Down the group the atomic radius increases and there is more shielding, so the attraction for an incoming electron weakens. The halogen is less able to gain an electron (be reduced), so it is a weaker oxidising agent.

Chlorine is a stronger oxidising agent than bromine, so it displaces bromine from bromide: Cl2 + 2KBr -> 2KCl + Br2.

Observation: the colourless solution turns orange (or yellow-brown) as bromine is formed.

Markers reward the trend, the radius and shielding explanation, the displacement equation, and the colour observation.

2022 (style)4 marksSolid sodium chloride and solid sodium iodide are each warmed separately with concentrated sulfuric acid. Describe and explain the different observations.

Show worked answer →

Both initially give the hydrogen halide gas (misty fumes) by acid-base reaction:
NaX + H2SO4 -> NaHSO4 + HX.

With sodium chloride, only steamy fumes of HCl are seen, because chloride is a weak reducing agent and cannot reduce sulfuric acid further.

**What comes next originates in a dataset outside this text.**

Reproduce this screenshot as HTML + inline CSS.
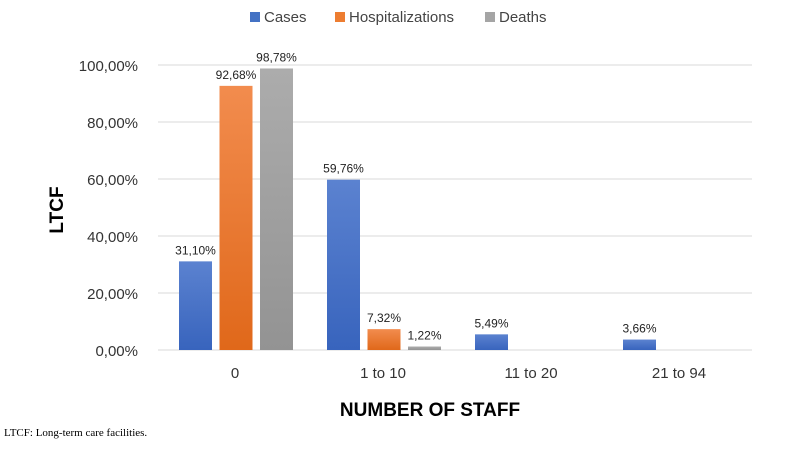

With sodium iodide, iodide is a strong reducing agent and reduces the sulfuric acid further to a mixture of products including SO2 (choking gas), S (yellow solid), and H2S (rotten-egg smell), while iodide is oxidised to iodine (purple vapour or black solid).

The difference reflects the increasing reducing power of the halide ions down the group.

Markers reward the common HX step, the chloride giving only HCl, the iodide giving reduced sulfur products and iodine, and the reducing-power trend.